Curtain Call

Week of August 7, 2002

Aug 7, 2002 at 4:00 am
Curtain Call
Take a bow: I applaud the Riverfront Times for its story regarding John Tiller [Bruce Rushton, "Serial Tiller," July 24]. As a former employee of the Civil Rights Legal Defense Team, I can assure you that everything you printed is true. I was wondering when someone would expose Mr. Tiller and the Civil Rights Legal Defense Team. I hope inmates get the RFT in prison. My only regret, besides working there in the first place, is listing it on my résumé. A client once said that Mr. Tiller is a figment of his own imagination. Unfortunately, Mr. Tiller is real.
Name withheld by request

Eat Fish or Die
Lunkers R Us: Many thanks to Wm. Stage and the RFT for an excellent cover story on the Beasley family and the river-fishing industry ["Net Profit," July 31]. We invite your readers who are hungry for more to visit Grafton for a fresh taste of what the river has to offer.
Joe Wilson
City Clerk
Grafton, Illinois

Benchmark
He isn't a judicial kingmaker? With all due respect to Jim Nesbitt, his attack on Jim Holloran ["Crime Story," July 24] is as out of touch with the reality of the St. Louis legal community as it can possibly be.

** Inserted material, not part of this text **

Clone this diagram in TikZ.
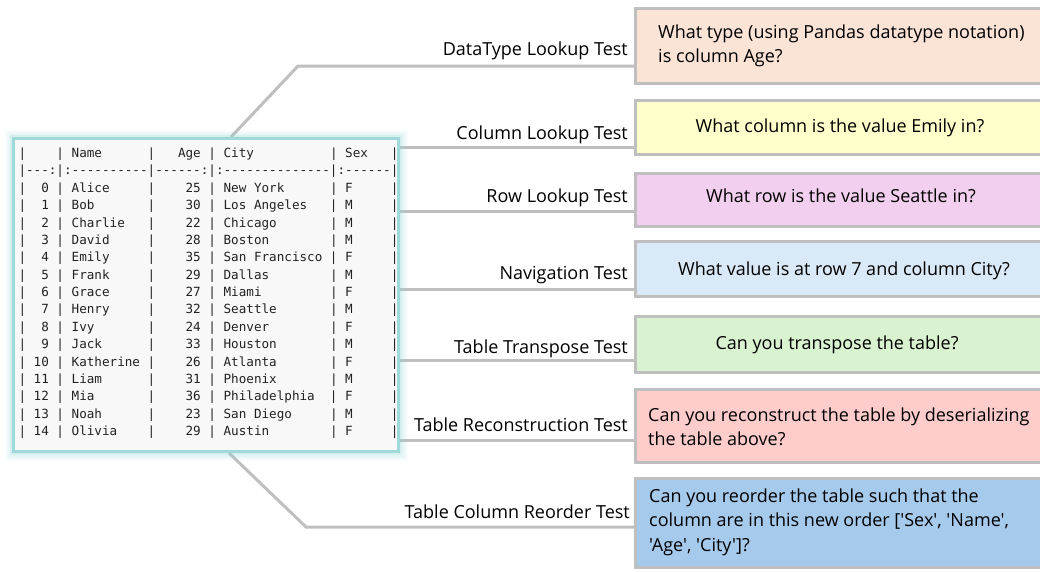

While Jim Holloran has raised money for political candidates over the years, he has done it with the purpose of assisting those political authorities who favor the use of the legal system to redress the scandalous behavior exhibited by product manufacturers, insurance companies, chemical manufacturers and other industries that cause hazardous incidents and conditions. Jim Holloran is one of the fairest and most honorable lawyers I have ever had the privilege to know. Those in authority who seek his opinion respect his experience and insight. He has been instrumental in helping qualified and fair candidates seeking judicial appointments. The present state of the St. Louis city judiciary is a testament to those who have contributed to the present nonpartisan appointment plan. Attacks on this group of judges is not only unfair, it is quite simply wrong and erodes a trust that they themselves have earned.
Michael B. Smallwood
St. Louis

A cheap shot to the green: I am saddened to see that the Riverfront Times has hired a racist to write columns and report stories, however slanted and misinformed they may be. I refer you to your column of July 24 entitled "Crime Story." I am not politically sophisticated enough to quarrel with your slant on the gist of the article, and that is not my point in writing. I understand that the paper business is very competitive, and sensationalism seems to be the device most often used to increase circulation; however I believe degrading the Irish people with racist remarks, as you have done, is highly inappropriate. I refer you to your statements in this article concerning Circuit Attorney Jennifer Joyce and "raising her Irish ire," that she "bothered to gin up some clever, if hollow, legal arguments," and your reference to Judge Margaret Neill's "Irish Alzheimer's." As [have] other races that have come to this country, the Irish have felt the unpleasantness of prejudice and racism. Regardless of how devious you or your famous unnamed "sharpies" think the people in your article are, you have stepped over the line. You owe Judge Neill, Judge Jack Garvey, Circuit Attorney Joyce, Jim Holloran and the Irish-Americans of St. Louis an apology.
Daniel T. Ryan
St. Louis

Bleeding Heart
Get a job: Once again, we readers are asked to bleed for yet another victim of big, bad city progress -- in this case a woman who's 35 years old and has eleven children but apparently no working husband or partner [D.J. Wilson, "Wrecking Ball," July 24]. Was this intended to be one of those ten-neediest-cases stories, meant to inspire those of us who work for a living to contribute to a fund? Personally, I don't have one shred of sympathy for her plight. Do the math -- she's 35 and has three children older than the fifteen-year-old who's living with her? The fact that her youngest is just a year old means she hasn't learned a thing from life experience. If you want to inspire some sympathy and outrage, do some stories on working people who lost their retirement funds from the Enron or WorldCom scandals.
Anne C. Young
St. Louis

Preaching a hard gospel: Let me get this straight: A 35-year-old mother of eleven knows and has known that her "welfare," as she calls it, is running out in September. Plus, there is construction going on in her neighborhood; she has to have known that the day of moving is coming. But what is her response? To quote from the article: "That's why I say it really doesn't make me a difference...." Well, to her, I say, it really doesn't make a difference to me where you live or what happens. To quote her again: "... and if then somebody can help me ..." How about helping yourself? People like her who take no responsibility for their actions (read: eleven children, some of which may have done vandalism, some of which are truant from school) and has no plan for her life or, more importantly, for her children (read: no plan for moving and no backup plan for that inevitable day) is exactly why there is a stigma associated with those on welfare. I would have preferred to have read an article about a woman who was trying to improve her life and those she brought into the world rather than [see] wasted space on someone who obviously doesn't care.